-- TASK PROMPT --
Retype the records below from their first line through the line holding "- Develop quality", including both ends and no pictures.

-- RAW RECORDS --
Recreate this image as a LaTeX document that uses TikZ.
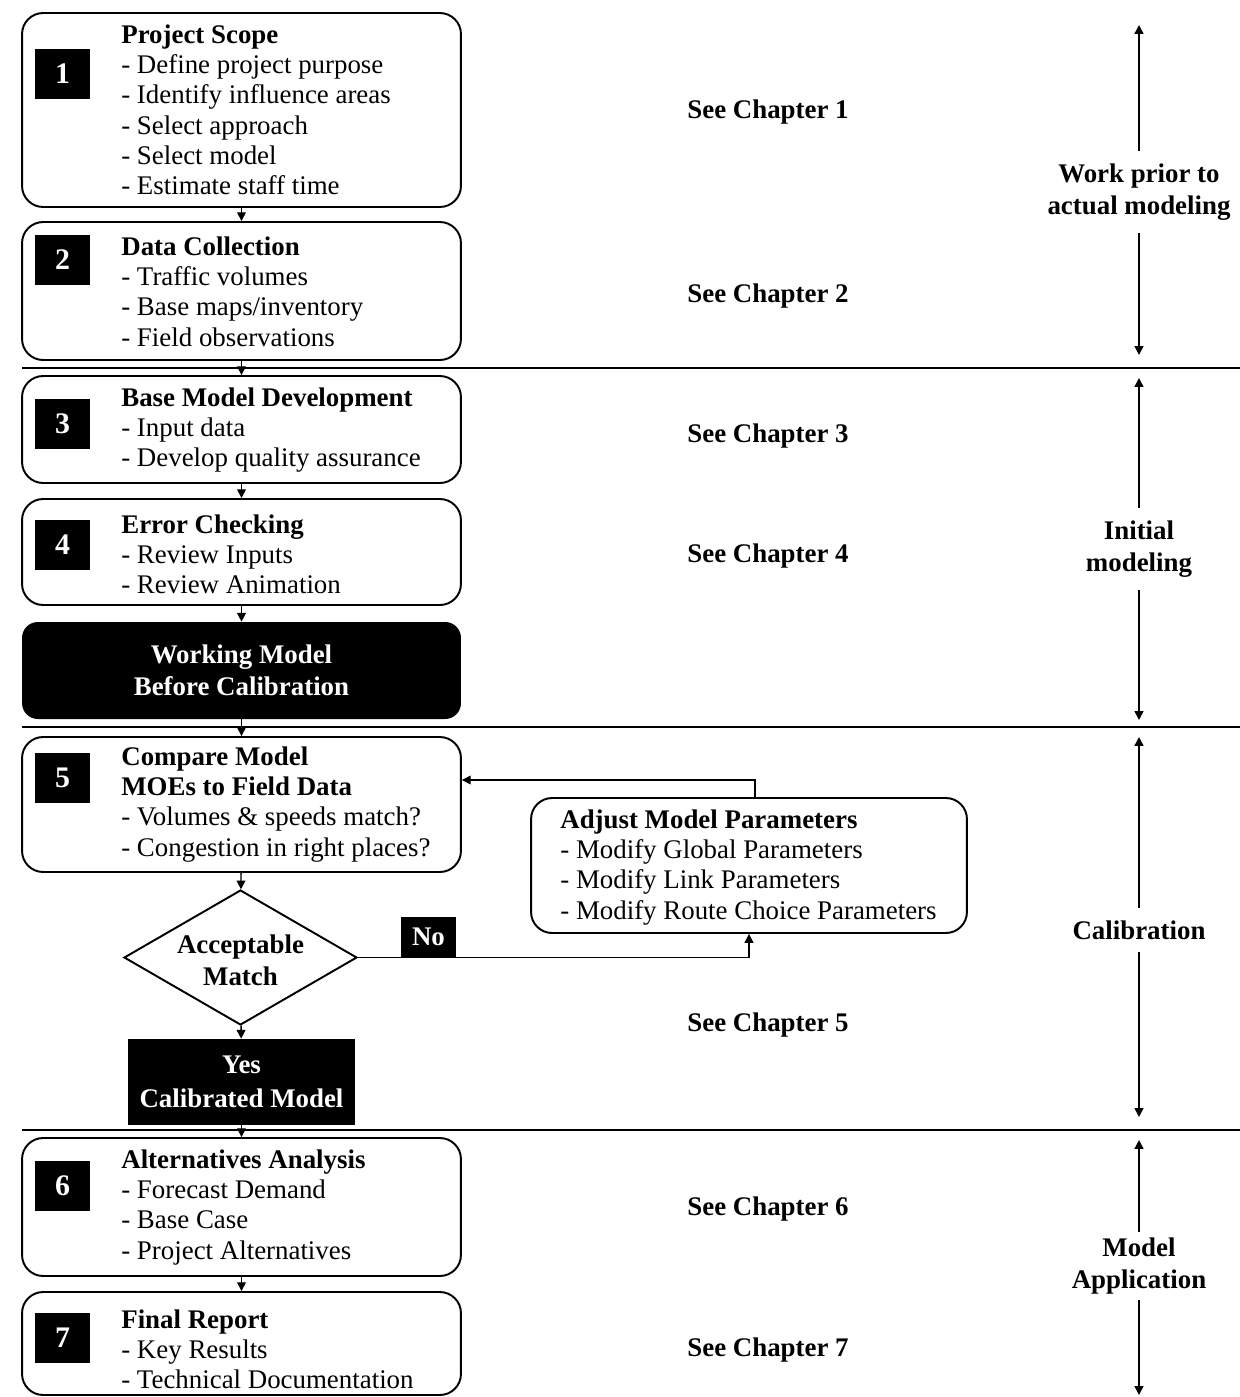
\documentclass[tikz,border=0pt]{standalone}
\usepackage{fontspec}
\setmainfont{Liberation Serif}
\usetikzlibrary{shapes.geometric,arrows.meta}

\tikzset{
  stage/.style={draw, line width=1.1pt, rounded corners=12pt, minimum width=8.78cm},
  numbox/.style={fill=black, text=white, font=\fontsize{17}{20}\selectfont\bfseries,
    minimum width=1.1cm, minimum height=1cm, inner sep=0pt},
  stagetext/.style={anchor=north west, align=left, inner sep=0pt,
    font=\fontsize{15.3}{17.3}\selectfont},
  blackbox/.style={fill=black, text=white, align=center,
    font=\fontsize{15.3}{18.5}\selectfont\bfseries},
  chapter/.style={font=\fontsize{15.3}{17}\selectfont\bfseries},
  phase/.style={font=\fontsize{15.3}{18}\selectfont\bfseries, align=center, inner sep=7pt},
  flow/.style={-{Triangle[length=5pt,width=5pt]}, line width=0.8pt},
  divider/.style={line width=1.1pt},
}

\begin{document}
\begin{tikzpicture}[x=0.02cm,y=-0.02cm]
\useasboundingbox (0,0) rectangle (1240,1397);

% Stage boxes on the left
\node[stage, minimum height=3.88cm] (s1) at (241.5,110) {};
\node[numbox] (n1) at (62.5,74) {1};
\node[stagetext] (t1) at (121,24) {\textbf{Project Scope}\\- Define project purpose\\
  - Identify influence areas\\- Select approach\\- Select model\\- Estimate staff time};

\node[stage, minimum height=2.76cm] (s2) at (241.5,291) {};
\node[numbox] (n2) at (62.5,260) {2};
\node[stagetext] (t2) at (121,236) {\textbf{Data Collection}\\- Traffic volumes\\
  - Base maps/inventory\\- Field observations};

\node[stage, minimum height=2.14cm] (s3) at (241.5,429.5) {};
\node[numbox] (n3) at (62.5,424) {3};
\node[stagetext] (t3) at (121,387) {\textbf{Base Model Development}\\- Input data\\
  - Develop quality assurance};

\node[stage, minimum height=2.12cm] (s4) at (241.5,552) {};
\node[numbox] (n4) at (62.5,545) {4};
\node[stagetext] (t4) at (121,514) {\textbf{Error Checking}\\- Review Inputs\\
  - Review Animation};

\node[blackbox, rounded corners=9pt, minimum width=8.78cm, minimum height=1.94cm]
  (wm) at (241.5,670.5) {Working Model\\Before Calibration};

\node[stage, minimum height=2.7cm] (s5) at (241.5,804.5) {};
\node[numbox] (n5) at (62.5,778) {5};
\node[stagetext] (t5) at (121,746) {\textbf{Compare Model}\\\textbf{MOEs to Field Data}\\
  - Volumes \& speeds match?\\- Congestion in right places?};

\node[draw, line width=1.1pt, diamond, minimum width=4.66cm, minimum height=2.7cm]
  (acc) at (240.5,957.5) {};
\node[align=center, font=\fontsize{15.3}{18}\selectfont\bfseries]
  (acct) at (240.5,960) {Acceptable\\Match};

\node[blackbox, minimum width=4.54cm, minimum height=1.72cm, font=\fontsize{15.3}{19.5}\selectfont\bfseries]
  (yes) at (241.5,1082) {Yes\\Calibrated Model};

\node[stage, minimum height=2.76cm] (s6) at (241.5,1207) {};
\node[numbox] (n6) at (62.5,1186) {6};
\node[stagetext] (t6) at (121,1149) {\textbf{Alternatives Analysis}\\- Forecast Demand\\
  - Base Case\\- Project Alternatives};

\node[stage, minimum height=2.06cm] (s7) at (241.5,1343.5) {};
\node[numbox] (n7) at (62.5,1338) {7};
\node[stagetext] (t7) at (121,1309) {\textbf{Final Report}\\- Key Results\\
  - Technical Documentation};

% Calibration loop
\node[stage, minimum width=8.72cm, minimum height=2.7cm] (adj) at (749,865.5) {};
\node[stagetext] (ta) at (560,809) {\textbf{Adjust Model Parameters}\\
  - Modify Global Parameters\\- Modify Link Parameters\\- Modify Route Choice Parameters};
\node[blackbox, minimum width=1.1cm, minimum height=0.8cm, inner sep=0pt] (no) at (428.5,937) {No};

% Flow between the stages
\draw[flow] (s1) -- (s2);
\draw[flow] (s2) -- (s3);
\draw[flow] (s3) -- (s4);
\draw[flow] (s4) -- (wm);
\draw[flow] (wm) -- (s5);
\draw[flow] (s5) -- (acc);
\draw[flow] (acc) -- (yes);
\draw[flow] (yes) -- (s6);
\draw[flow] (s6) -- (s7);
\draw[flow] (acc.east) -| (adj.south);
\coordinate (back) at (755,780);
\draw[flow] (adj.north -| back) |- (s5.east |- back);

% Phase dividers
\draw[divider] (22,368) -- (1240,368);
\draw[divider] (22,727) -- (1240,727);
\draw[divider] (22,1130) -- (1240,1130);

% Chapter references
\node[chapter] (c1) at (768,112) {See Chapter 1};
\node[chapter] (c2) at (768,296) {See Chapter 2};
\node[chapter] (c3) at (768,436) {See Chapter 3};
\node[chapter] (c4) at (768,556) {See Chapter 4};
\node[chapter] (c5) at (768,1025) {See Chapter 5};
\node[chapter] (c6) at (768,1209) {See Chapter 6};
\node[chapter] (c7) at (768,1350) {See Chapter 7};

% Phases on the right
\node[phase] (ph1) at (1139,192) {Work prior to\\actual modeling};
\coordinate (ph1t) at (1139,25);
\coordinate (ph1b) at (1139,355);
\draw[flow] (ph1) -- (ph1t);
\draw[flow] (ph1) -- (ph1b);

\node[phase] (ph2) at (1139,549) {Initial\\modeling};
\coordinate (ph2t) at (1139,378);
\coordinate (ph2b) at (1139,720);
\draw[flow] (ph2) -- (ph2t);
\draw[flow] (ph2) -- (ph2b);

\node[phase] (ph3) at (1139,930) {Calibration};
\coordinate (ph3t) at (1139,737);
\coordinate (ph3b) at (1139,1117);
\draw[flow] (ph3) -- (ph3t);
\draw[flow] (ph3) -- (ph3b);

\node[phase, inner sep=3pt] (ph4) at (1139,1266) {Model\\Application};
\coordinate (ph4t) at (1139,1140);
\coordinate (ph4b) at (1139,1395);
\draw[flow] (ph4) -- (ph4t);
\draw[flow] (ph4) -- (ph4b);

\end{tikzpicture}
\end{document}
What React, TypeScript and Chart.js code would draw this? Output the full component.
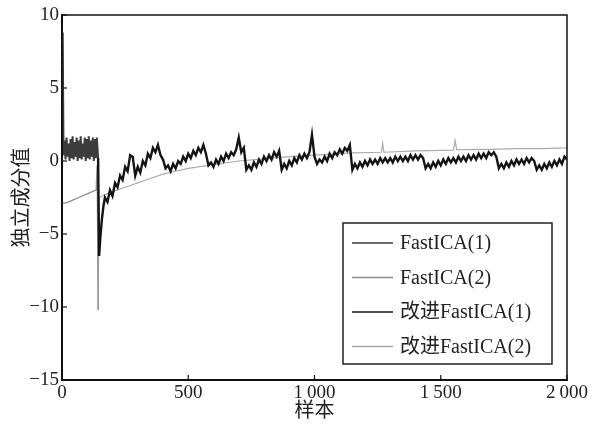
import React, { useEffect, useRef } from "react";
import { Chart, registerables } from "chart.js";
Chart.register(...registerables);

const seriesNames = ["FastICA(1)", "FastICA(2)", "改进FastICA(1)", "改进FastICA(2)"];
const seriesColors = ["#3c3c3c", "#8a8a8a", "#141414", "#ababab"];
const seriesWidths = [2, 1.2, 2.4, 1.2];
const xTickValues = [0, 500, 1000, 1500, 2000];
const xTickLabels = ["0", "500", "1\u2009000", "1\u2009500", "2\u2009000"];
const yTickValues = [-15, -10, -5, 0, 5, 10];
const yTickLabels = ["\u221215", "\u221210", "\u22125", "0", "5", "10"];
const xTitle = "样本";
const yTitle = "独立成分值";

const fastica1: [number, number][] = [
  [0, 8.8], [3, 8.6], [6, 0.4], [10, 1.4], [14, 0.1], [18, 1.6], [22, 0.3], [26, 1.2], [30, 0.0],
  [34, 1.5], [38, 0.2], [42, 1.7], [46, 0.1], [50, 1.3], [54, 0.3], [58, 1.6], [62, 0.0],
  [66, 1.4], [70, 0.2], [74, 1.7], [78, 0.1], [82, 1.2], [86, 0.3], [90, 1.6], [94, 0.0],
  [98, 1.5], [102, 0.2], [106, 1.7], [110, 0.1], [114, 1.4], [118, 0.3], [122, 1.6], [126, 0.0],
  [130, 1.5], [134, 0.2], [138, 1.6], [143, 0.2],
];

const fastica2: [number, number][] = [
  [0, -2.9], [20, -2.85], [40, -2.7], [60, -2.55], [80, -2.4], [100, -2.25], [120, -2.1],
  [135, -2.0], [139, -0.3], [143, -10.2],
];

const improved1: [number, number][] = [
  [143, 0.2], [147, -6.5], [152, -5.2], [158, -4.0], [164, -3.1],
  [170, -2.5], [180, -2.8], [190, -2.0], [200, -2.4], [210, -1.5], [220, -1.8], [230, -1.0],
  [240, -1.3], [250, -0.4], [260, -0.7], [270, 0.4], [280, 0.3], [290, -1.0], [300, -0.4],
  [310, -0.8], [320, 0.0], [330, -0.3], [340, 0.5], [350, 0.2], [360, 0.9], [370, 0.6],
  [380, 1.1], [390, 0.4], [400, 0.1], [410, -0.5], [420, -0.3], [430, -0.7], [440, -0.2],
  [450, -0.5], [460, 0.0], [470, -0.2], [480, 0.3], [490, 0.0], [500, 0.5], [510, 0.2],
  [520, 0.7], [530, 0.4], [540, 0.9], [550, 0.6], [560, 1.1], [570, 0.5], [580, -0.3],
  [590, -0.1], [600, -0.4], [610, 0.1], [620, -0.2], [630, 0.3], [640, 0.0], [650, 0.5],
  [660, 0.2], [670, 0.6], [680, 0.4], [690, 0.8], [700, 1.6], [710, 0.6], [720, 0.9],
  [730, -0.6], [740, -0.3], [750, -0.6], [760, -0.1], [770, -0.4], [780, 0.1], [790, -0.2],
  [800, 0.3], [810, 0.0], [820, 0.4], [830, 0.1], [840, 0.6], [850, 0.3], [860, 0.7],
  [870, -0.6], [880, -0.2], [890, -0.5], [900, 0.0], [910, -0.3], [920, 0.2], [930, -0.1],
  [940, 0.4], [950, 0.1], [960, 0.5], [970, 0.2], [980, 0.6], [990, 1.8], [1000, 0.3],
  [1010, -0.2], [1020, 0.1], [1030, -0.1], [1040, 0.3], [1050, 0.0], [1060, 0.5], [1070, 0.2],
  [1080, 0.6], [1090, 0.4], [1100, 0.8], [1110, 0.5], [1120, 0.9], [1130, 0.7], [1140, 1.1],
  [1150, -0.6], [1160, -0.2], [1170, -0.5], [1180, -0.1], [1190, -0.4], [1200, 0.0],
  [1210, -0.3], [1220, 0.1], [1230, -0.2], [1240, 0.1], [1250, -0.2], [1260, 0.2],
  [1270, -0.1], [1280, 0.2], [1290, -0.1], [1300, 0.2], [1310, -0.1], [1320, 0.3],
  [1330, 0.0], [1340, 0.3], [1350, 0.0], [1360, 0.3], [1370, 0.0], [1380, 0.4], [1390, 0.1],
  [1400, 0.4], [1410, 0.1], [1420, 0.4], [1430, 0.2], [1440, -0.5], [1450, -0.2],
  [1460, -0.5], [1470, -0.1], [1480, -0.4], [1490, 0.0], [1500, -0.3], [1510, 0.1],
  [1520, -0.2], [1530, 0.2], [1540, -0.1], [1550, 0.2], [1560, -0.1], [1570, 0.3],
  [1580, 0.0], [1590, 0.3], [1600, 0.0], [1610, 0.4], [1620, 0.1], [1630, 0.4], [1640, 0.1],
  [1650, 0.5], [1660, 0.2], [1670, 0.5], [1680, 0.2], [1690, 0.6], [1700, 0.4], [1710, 0.6],
  [1720, 0.3], [1730, -0.5], [1740, -0.2], [1750, -0.5], [1760, -0.1], [1770, -0.4],
  [1780, 0.0], [1790, -0.3], [1800, 0.1], [1810, -0.2], [1820, 0.1], [1830, -0.2],
  [1840, 0.2], [1850, -0.1], [1860, 0.2], [1870, 0.0], [1880, -0.6], [1890, -0.3],
  [1900, -0.6], [1910, -0.2], [1920, -0.5], [1930, -0.1], [1940, -0.4], [1950, 0.0],
  [1960, -0.3], [1970, 0.1], [1980, -0.2], [1990, 0.3], [2000, 0.1],
];

const improved2: [number, number][] = [
  [143, -10.2], [147, -2.5], [170, -2.3], [200, -2.1], [250, -1.8], [300, -1.5], [350, -1.2],
  [400, -0.9], [450, -0.7], [500, -0.5], [600, -0.25], [700, 0.0], [800, 0.15], [900, 0.3],
  [1000, 0.4], [1100, 0.5], [1150, 0.55], [1265, 0.6], [1270, 1.2], [1275, 0.6], [1400, 0.7],
  [1550, 0.75], [1557, 1.4], [1563, 0.78], [1700, 0.8], [1800, 0.85], [1900, 0.85],
  [1995, 0.9], [2000, 0.95],
];

const allSeries = [fastica1, fastica2, improved1, improved2];

const serif = "'Liberation Serif', 'Noto Sans CJK SC', serif";

const framePlugin = {
  id: "frame",
  afterDatasetsDraw(chart: any) {
    const { ctx, chartArea: a, scales } = chart;
    ctx.save();
    ctx.strokeStyle = "#111";
    ctx.lineWidth = 1.5;
    ctx.strokeRect(a.left, a.top, a.right - a.left, a.bottom - a.top);
    ctx.lineWidth = 1.2;
    xTickValues.forEach((v) => {
      const px = scales.x.getPixelForValue(v);
      ctx.beginPath();
      ctx.moveTo(px, a.bottom);
      ctx.lineTo(px, a.bottom - 5);
      ctx.stroke();
    });
    yTickValues.forEach((v) => {
      const py = scales.y.getPixelForValue(v);
      ctx.beginPath();
      ctx.moveTo(a.left, py);
      ctx.lineTo(a.left + 5, py);
      ctx.stroke();
    });
    // legend
    const bx = 343, by = 223, bw = 209, bh = 141;
    ctx.fillStyle = "#fff";
    ctx.fillRect(bx, by, bw, bh);
    ctx.strokeStyle = "#222";
    ctx.lineWidth = 1.5;
    ctx.strokeRect(bx, by, bw, bh);
    ctx.font = "20px " + serif;
    ctx.textBaseline = "middle";
    seriesNames.forEach((name, i) => {
      const y = by + 20 + i * 34.5;
      ctx.strokeStyle = seriesColors[i];
      ctx.lineWidth = 1.5;
      ctx.beginPath();
      ctx.moveTo(bx + 9, y);
      ctx.lineTo(bx + 50, y);
      ctx.stroke();
      ctx.fillStyle = "#222";
      ctx.fillText(name, bx + 57, y + 1);
    });
    ctx.restore();
  },
};

export default function App() {
  const ref = useRef<HTMLCanvasElement>(null);
  useEffect(() => {
    document.body.style.margin = "0";
    const chart = new Chart(ref.current!, {
      type: "line",
      data: {
        datasets: allSeries.map((s, i) => ({
          label: seriesNames[i],
          data: s.map(([x, y]) => ({ x, y })),
          borderColor: seriesColors[i],
          borderWidth: seriesWidths[i],
          pointRadius: 0,
          tension: 0,
          fill: false,
          borderJoinStyle: "miter" as const,
          order: i === 2 ? 0 : i === 0 ? 1 : 2,
        })),
      },
      options: {
        animation: false,
        responsive: false,
        layout: { padding: { top: 15, right: 25, left: 0, bottom: 0 } },
        plugins: { legend: { display: false }, tooltip: { enabled: false } },
        scales: {
          x: {
            type: "linear",
            min: 0,
            max: 2000,
            afterFit: (s: any) => { s.height = 44; },
            afterBuildTicks: (s: any) => { s.ticks = xTickValues.map((v) => ({ value: v })); },
            ticks: {
              callback: (v: any) => xTickLabels[xTickValues.indexOf(Number(v))] ?? "",
              font: { family: serif, size: 19 },
              color: "#222",
              padding: 2,
              maxRotation: 0,
            },
            grid: { display: false, drawTicks: false },
            border: { color: "#111", width: 2 },
            title: {
              display: true,
              text: xTitle,
              font: { family: serif, size: 20 },
              color: "#222",
              padding: { top: 0, bottom: 0 },
            },
          },
          y: {
            type: "linear",
            min: -15,
            max: 10,
            afterFit: (s: any) => { s.width = 62; },
            afterBuildTicks: (s: any) => { s.ticks = yTickValues.map((v) => ({ value: v })); },
            ticks: {
              callback: (v: any) => yTickLabels[yTickValues.indexOf(Number(v))] ?? "",
              font: { family: serif, size: 19 },
              color: "#222",
              padding: 3,
            },
            grid: { display: false, drawTicks: false },
            border: { color: "#111", width: 2 },
            title: {
              display: true,
              text: yTitle,
              font: { family: serif, size: 20 },
              color: "#222",
              padding: { top: 11, bottom: 0 },
            },
          },
        },
      },
      plugins: [framePlugin],
    });
    return () => chart.destroy();
  }, []);
  return (
    <div style={{ width: 592, height: 424 }}>
      <canvas ref={ref} width={592} height={424} style={{ display: "block" }} />
    </div>
  );
}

-- TASK OUTPUT --
Recreate this image as a LaTeX document that uses TikZ.
\documentclass[tikz,border=0pt]{standalone}
\usepackage{fontspec}
\setmainfont{Liberation Serif}
\usetikzlibrary{shapes.geometric,arrows.meta}

\tikzset{
  stage/.style={draw, line width=1.1pt, rounded corners=12pt, minimum width=8.78cm},
  numbox/.style={fill=black, text=white, font=\fontsize{17}{20}\selectfont\bfseries,
    minimum width=1.1cm, minimum height=1cm, inner sep=0pt},
  stagetext/.style={anchor=north west, align=left, inner sep=0pt,
    font=\fontsize{15.3}{17.3}\selectfont},
  blackbox/.style={fill=black, text=white, align=center,
    font=\fontsize{15.3}{18.5}\selectfont\bfseries},
  chapter/.style={font=\fontsize{15.3}{17}\selectfont\bfseries},
  phase/.style={font=\fontsize{15.3}{18}\selectfont\bfseries, align=center, inner sep=7pt},
  flow/.style={-{Triangle[length=5pt,width=5pt]}, line width=0.8pt},
  divider/.style={line width=1.1pt},
}

\begin{document}
\begin{tikzpicture}[x=0.02cm,y=-0.02cm]
\useasboundingbox (0,0) rectangle (1240,1397);

% Stage boxes on the left
\node[stage, minimum height=3.88cm] (s1) at (241.5,110) {};
\node[numbox] (n1) at (62.5,74) {1};
\node[stagetext] (t1) at (121,24) {\textbf{Project Scope}\\- Define project purpose\\
  - Identify influence areas\\- Select approach\\- Select model\\- Estimate staff time};

\node[stage, minimum height=2.76cm] (s2) at (241.5,291) {};
\node[numbox] (n2) at (62.5,260) {2};
\node[stagetext] (t2) at (121,236) {\textbf{Data Collection}\\- Traffic volumes\\
  - Base maps/inventory\\- Field observations};

\node[stage, minimum height=2.14cm] (s3) at (241.5,429.5) {};
\node[numbox] (n3) at (62.5,424) {3};
\node[stagetext] (t3) at (121,387) {\textbf{Base Model Development}\\- Input data\\
  - Develop quality assurance};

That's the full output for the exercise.